If GAO were to determine as part of any GAO audit that a recipient of HAVA funds is not in compliance with program requirements or that the recipient received an excess payment, then GAO would make appropriate recommendations to the paying agency. Each paying agency must determine the liability of the recipient with respect to the HAVA funds and take any necessary corrective action available to the agency under law.

Sincerely yours,

/signed/

Anthony H. Gamboa

General Counsel

cc: Jeanette M. Franzel, Director

Financial Management and Assurance


DIGEST

The Help America Vote Act of 2002 provides that if the Comptroller General determines as a result of an audit that a fund recipient is not compliant with program requirements, or that an excess payment has been made, the recipient must return a certain portion of the payment. However, the Comptroller General need not make such a determination before a paying agency may audit and take corrective action on questioned costs.
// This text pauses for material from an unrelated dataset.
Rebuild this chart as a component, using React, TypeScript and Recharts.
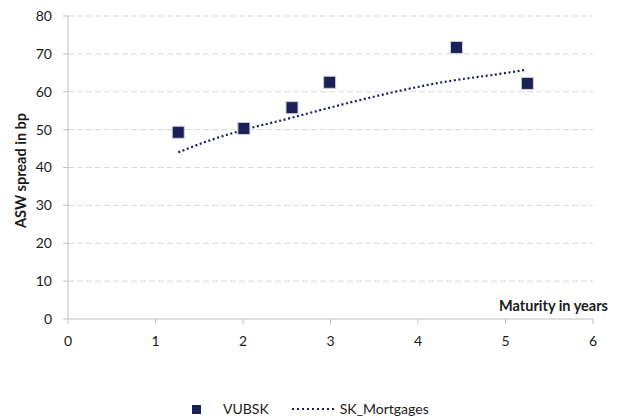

This provision of the Act does not supersede the independent statutory authority of agencies to audit and take corrective action on the use of federal funds. If the Comptroller General were to make a determination under the Act as a result of any audit he conducts, he will make an appropriate recommendation for the agency to determine liability and to take corrective action.



[1] GSA paid the funds to California pursuant to section 101 of HAVA, codified at 42 U.S.C. sect. 15301. Congress appropriated the funds to GSA for such payments on February 20, 2003. Miscellaneous Appropriations Act, 2003, Pub. L. No. 108-7, div. N, 117 Stat. 537 (Feb. 20, 2003). Such payments are to be deposited into an election fund established and maintained by California. 42 U.S.C. sect. 15304(d). These funds remain available indefinitely, except for appropriated funds that remain unobligated as of September 1, 2003. Id. at sect. 15304(c)(2)(B). The Commission is deemed to be the office making the grant or payments for purposes of section 902 of HAVA. 42 U.S.C. sect. 15542(b)(4).

[2] GSA informed California that these include the Cash Management Improvement Act, 41 C.F.R. subtitle C (2005) (GSA's –common rule— for uniform administrative requirements for grants and cooperative agreements with states and local governments), OMB Circular Nos. A–87, A–102, and A–133, and California procurement regulations. U.S. Election Assistance Commission, Office of Inspector General, Final Report: Audit of Expenditures of Help America Vote Act Funds by the California Office of the Secretary of State, Rep. No. E-HP-CA-01-06 (Washington, D.C.: December 2005).

[3] Under HAVA, the Secretary of Health and Human Services (HHS) is required to make payments to each eligible state and local government unit to ensure voting access for persons with disabilities. Pub. L. No. 107-252, sect. 261, 116 Stat. 1666, 1698 (Oct. 29, 2002) (codified at 42 U.S.C. sect. 15421).